The jeep driver talked on, whipping himself up. He seemed quite different from the man who had driven us into the valley, who had been playful enough to bargain for the Afghan rug for me. Masood stopped translating.

After a while Masood said, “He’s being emotional now. Very emotional. He is saying that Mr. Bhutto isn’t dead.”

We had travelled out with sad and sweet film songs about love: they had given a mood to the dusk and the river and the lights of the far-off houses. We were travelling back with this other passion. And I began to look at the people on the road with another eye: they were the poor, the neglected. But that wasn’t quite what the driver was seeing.

“These maulanas,” the driver said, in Masood’s translation, “are using Islam as a tool. We are all Muslims. We are not Muslims in their way. They want to destroy Pakistan. Our Islam is better. We are the only people who can save Islam and Pakistan.”

We had to stop. A truck was being loaded with pine logs. The logs were being manhandled from the mountainside onto the truck.

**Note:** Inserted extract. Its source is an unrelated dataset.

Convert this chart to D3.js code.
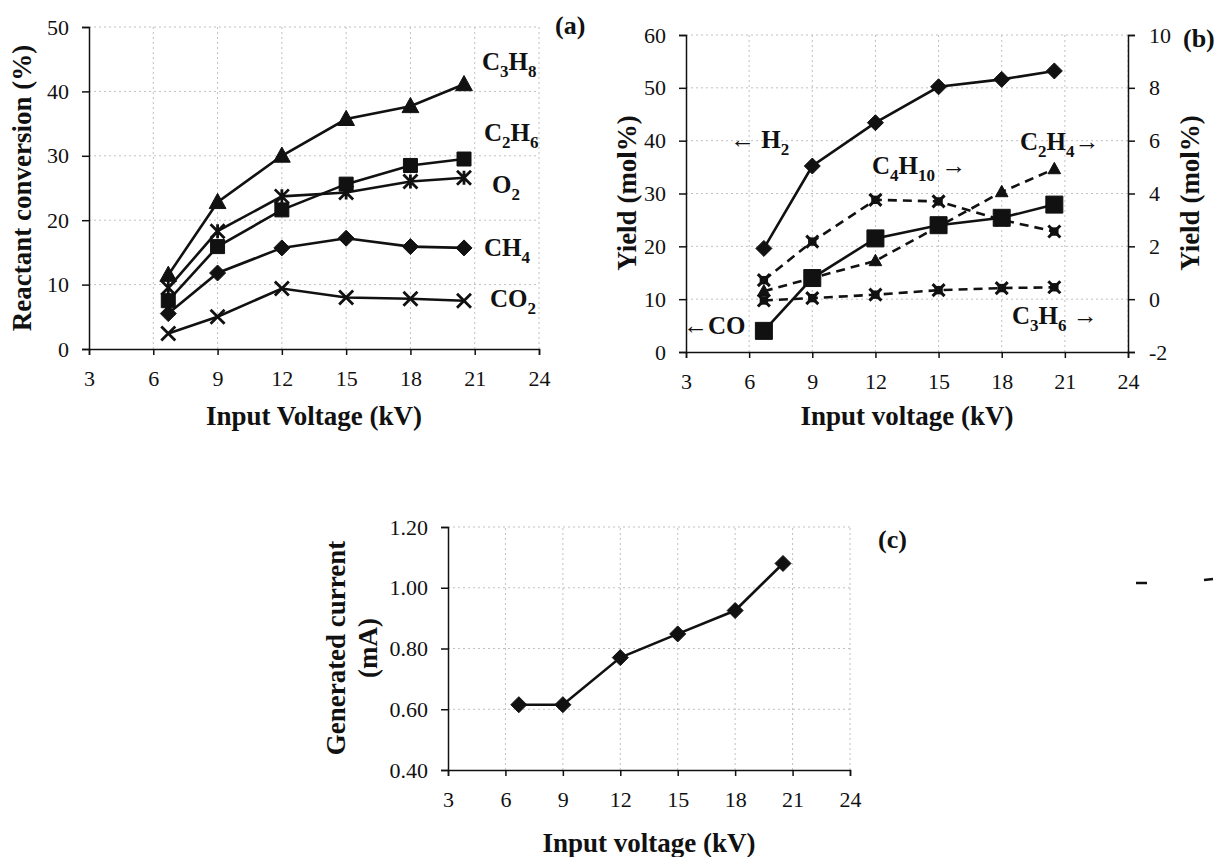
<!DOCTYPE html>
<html><head><meta charset="utf-8">
<script src="https://cdn.jsdelivr.net/npm/d3@7"></script>
<style>
body{margin:0;background:#fff;}
svg{display:block;font-family:"Liberation Serif","Times New Roman",serif;}
</style></head><body>
<svg id="chart" width="1218" height="857"></svg>
<script>
// ---------- data ----------
const voltage = [6.7, 9, 12, 15, 18, 20.5];
const xTicks = [3, 6, 9, 12, 15, 18, 21, 24];

// panel (a) reactant conversion (%)
const convC3H8 = [11.5, 22.8, 30.0, 35.7, 37.7, 41.1];
const convC2H6 = [7.5, 15.9, 21.6, 25.6, 28.5, 29.5];
const convO2   = [9.5, 18.3, 23.7, 24.3, 26.0, 26.6];
const convCH4  = [5.5, 11.8, 15.7, 17.2, 15.9, 15.7];
const convCO2  = [2.4, 5.0, 9.4, 8.0, 7.8, 7.5];
const yTicksA = [0, 10, 20, 30, 40, 50];

// panel (b) yield (mol%)
const yieldH2    = [19.6, 35.2, 43.4, 50.2, 51.6, 53.2];   // left axis
const yieldCO    = [4.0, 14.0, 21.5, 24.0, 25.4, 27.9];    // left axis
const yieldC4H10 = [0.72, 2.18, 3.76, 3.70, 3.0, 2.56];    // right axis
const yieldC2H4  = [0.3, 0.8, 1.45, 2.75, 4.06, 4.93];     // right axis
const yieldC3H6  = [-0.05, 0.04, 0.17, 0.34, 0.42, 0.45];  // right axis
const yTicksBL = [0, 10, 20, 30, 40, 50, 60];
const yTicksBR = [-2, 0, 2, 4, 6, 8, 10];

// panel (c) generated current (mA)
const current = [0.615, 0.615, 0.77, 0.848, 0.925, 1.08];
const yTicksC = [0.40, 0.60, 0.80, 1.00, 1.20];

// ---------- helpers ----------
const svg = d3.select("#chart");
const INK = "#111";
const GRID = "#c0c0c0";

function symPath(type, s) {
  switch (type) {
    case "square": return `M${-s},${-s}H${s}V${s}H${-s}Z`;
    case "diamond": return `M0,${-s}L${s},0L0,${s}L${-s},0Z`;
    case "triangle": return `M0,${-s * 1.1}L${s * 1.05},${s * 0.8}L${-s * 1.05},${s * 0.8}Z`;
    case "cross": return `M${-s},${-s}L${s},${s}M${-s},${s}L${s},${-s}`;
    case "star": return `M${-s},${-s}L${s},${s}M${-s},${s}L${s},${-s}M0,${-s}L0,${s}`;
    case "blob": return `M${-s},${-s}L${s},${s}M${-s},${s}L${s},${-s}`;
  }
}
function drawSeries(g, xs, ys, vals, opt) {
  const pts = vals.map((v, i) => [xs(voltage[i]), ys(v)]);
  g.append("path").attr("d", d3.line()(pts)).attr("fill", "none")
    .attr("stroke", INK).attr("stroke-width", opt.lw || 2.6)
    .attr("stroke-dasharray", opt.dash || null);
  const filled = ["square", "diamond", "triangle"].includes(opt.marker);
  const m = g.selectAll(null).data(pts).enter().append("g")
    .attr("transform", d => `translate(${d[0]},${d[1]})`);
  if (opt.marker === "blob") {
    m.append("rect").attr("x", -opt.size * 0.7).attr("y", -opt.size * 0.7)
      .attr("width", opt.size * 1.4).attr("height", opt.size * 1.4).attr("fill", INK);
  }
  m.append("path")
    .attr("d", symPath(opt.marker, opt.size))
    .attr("fill", filled ? INK : "none")
    .attr("stroke", INK)
    .attr("stroke-width", filled ? 1 : (opt.mw || 2.8));
}
function grid(g, xs, ys, xt, yt) {
  const [x0, x1] = xs.range(), [y0, y1] = ys.range();
  g.selectAll(null).data(yt.slice(1)).enter().append("line")
    .attr("x1", x0).attr("x2", x1).attr("y1", d => ys(d)).attr("y2", d => ys(d))
    .attr("stroke", GRID).attr("stroke-width", 1).attr("stroke-dasharray", "2,3");
  g.selectAll(null).data(xt.slice(1)).enter().append("line")
    .attr("x1", d => xs(d)).attr("x2", d => xs(d)).attr("y1", y0).attr("y2", y1)
    .attr("stroke", GRID).attr("stroke-width", 1).attr("stroke-dasharray", "2,3");
}
function styleAxis(sel) {
  sel.selectAll("path").attr("stroke", INK).attr("stroke-width", 1.5);
  sel.selectAll("line").attr("stroke", INK).attr("stroke-width", 1.5);
  sel.selectAll("text").attr("fill", INK).attr("font-size", 22)
    .attr("font-family", '"Liberation Serif","Times New Roman",serif');
}
const plain = d => String(d);
function axes(g, xs, ys, xt, yt, fmt) {
  const [y0] = ys.range(), [x0] = xs.range();
  g.append("g").attr("transform", `translate(0,${y0})`)
    .call(d3.axisBottom(xs).tickValues(xt).tickSizeOuter(0).tickSize(6).tickPadding(15).tickFormat(plain))
    .call(styleAxis);
  g.append("g").attr("transform", `translate(${x0},0)`)
    .call(d3.axisLeft(ys).tickValues(yt).tickSizeOuter(0).tickSize(7).tickPadding(13)
      .tickFormat(fmt || plain))
    .call(styleAxis);
}
function chem(g, x, y, str, fs, weight) {
  const t = g.append("text").attr("x", x).attr("y", y).attr("font-size", fs)
    .attr("font-weight", weight || "bold").attr("fill", INK);
  let shift = 0;
  str.split(/(\d+)/).forEach((part, i) => {
    if (!part) return;
    if (i % 2 === 1) {
      const d = fs * 0.28 - shift; shift = fs * 0.28;
      t.append("tspan").attr("font-size", fs * 0.68).attr("dy", d).text(part);
    } else {
      const d = -shift; shift = 0;
      t.append("tspan").attr("dy", d).text(part);
    }
  });
  return t;
}
function title(g, x, y, str, rot) {
  g.append("text").attr("x", 0).attr("y", 0)
    .attr("transform", `translate(${x},${y})` + (rot ? " rotate(-90)" : ""))
    .attr("text-anchor", "middle").attr("font-size", 27).attr("font-weight", "bold")
    .attr("fill", INK).text(str);
}

// ---------- panel (a) ----------
{
  const g = svg.append("g");
  const xs = d3.scaleLinear([3, 24], [89, 539]);
  const ys = d3.scaleLinear([0, 50], [349, 27]);
  grid(g, xs, ys, xTicks, yTicksA);
  axes(g, xs, ys, xTicks, yTicksA);
  drawSeries(g, xs, ys, convCO2, { marker: "cross", size: 7 });
  drawSeries(g, xs, ys, convCH4, { marker: "diamond", size: 8 });
  drawSeries(g, xs, ys, convO2, { marker: "star", size: 7 });
  drawSeries(g, xs, ys, convC2H6, { marker: "square", size: 7 });
  drawSeries(g, xs, ys, convC3H8, { marker: "triangle", size: 8 });
  chem(g, 482, 70, "C3H8", 25);
  chem(g, 484, 141, "C2H6", 25);
  chem(g, 492, 193, "O2", 25);
  chem(g, 484, 256, "CH4", 25);
  chem(g, 490, 307, "CO2", 25);
  g.append("text").attr("x", 555).attr("y", 34).attr("font-size", 26)
    .attr("font-weight", "bold").attr("fill", INK).text("(a)");
  title(g, 31, 188, "Reactant conversion (%)", true);
  title(g, 314, 425, "Input Voltage (kV)", false);
}

// ---------- panel (b) ----------
{
  const g = svg.append("g");
  const xs = d3.scaleLinear([3, 24], [686, 1128]);
  const yl = d3.scaleLinear([0, 60], [352, 35]);
  const yr = d3.scaleLinear([-2, 10], [352, 35]);
  grid(g, xs, yl, xTicks, yTicksBL);
  axes(g, xs, yl, xTicks, yTicksBL);
  g.append("g").attr("transform", `translate(1128,0)`)
    .call(d3.axisRight(yr).tickValues(yTicksBR).tickSizeOuter(0).tickSize(7).tickPadding(14)
      .tickFormat(plain))
    .call(styleAxis);
  drawSeries(g, xs, yr, yieldC3H6, { marker: "blob", size: 6, dash: "9,6", mw: 3 });
  drawSeries(g, xs, yr, yieldC2H4, { marker: "triangle", size: 6, dash: "9,6" });
  drawSeries(g, xs, yr, yieldC4H10, { marker: "blob", size: 6, dash: "9,6", mw: 3 });
  drawSeries(g, xs, yl, yieldCO, { marker: "square", size: 8.5 });
  drawSeries(g, xs, yl, yieldH2, { marker: "diamond", size: 8 });
  chem(g, 730, 148, "← H2", 25);
  chem(g, 872, 174, "C4H10 →", 25);
  chem(g, 1020, 150, "C2H4→", 25);
  chem(g, 1012, 324, "C3H6 →", 25);
  chem(g, 683, 334, "←CO", 25);
  g.append("text").attr("x", 1183).attr("y", 47).attr("font-size", 26)
    .attr("font-weight", "bold").attr("fill", INK).text("(b)");
  title(g, 636, 193, "Yield (mol%)", true);
  title(g, 1199, 193, "Yield (mol%)", true);
  title(g, 907, 425, "Input voltage (kV)", false);
}

// ---------- panel (c) ----------
{
  const g = svg.append("g");
  const xs = d3.scaleLinear([3, 24], [448, 850]);
  const ys = d3.scaleLinear([0.4, 1.2], [770, 527]);
  grid(g, xs, ys, xTicks, yTicksC);
  axes(g, xs, ys, xTicks, yTicksC, d3.format(".2f"));
  drawSeries(g, xs, ys, current, { marker: "diamond", size: 8 });
  g.append("text").attr("x", 878).attr("y", 548).attr("font-size", 26)
    .attr("font-weight", "bold").attr("fill", INK).text("(c)");
  title(g, 345, 648, "Generated current", true);
  title(g, 377, 648, "(mA)", true);
  title(g, 649, 852, "Input voltage (kV)", false);
}

// scan specks at the right edge
svg.append("line").attr("x1", 1136).attr("x2", 1147).attr("y1", 583).attr("y2", 583)
  .attr("stroke", INK).attr("stroke-width", 2.5);
svg.append("line").attr("x1", 1204).attr("x2", 1213).attr("y1", 580).attr("y2", 579)
  .attr("stroke", INK).attr("stroke-width", 2.5);
</script>
</body></html>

The road was narrow; we had to wait until the log-loading was completed. A red Suzuki minibus was waiting ahead of us. We got out. The road was trampled into fine dust by the flocks that had passed. The jeep driver scrambled up the road cutting to talk to the loaders, and then to sit and watch them.

Masood and I stood beside the gorge of the Kunhar.

Masood said, “I agree with what he says about the maulanas. It is my attitude. There is fifteen percent literacy in this place.”

I said, “But isn’t it strange that the only freedom he wants is the freedom to leave the country? He doesn’t have any idea that the country might be developed, that there might be jobs here.”

Masood didn’t understand at first. The idea of escape was too much in his own mind. When he did understand he said, “But the rulers of the country have never had that idea or given people that idea. Now the army is in control.”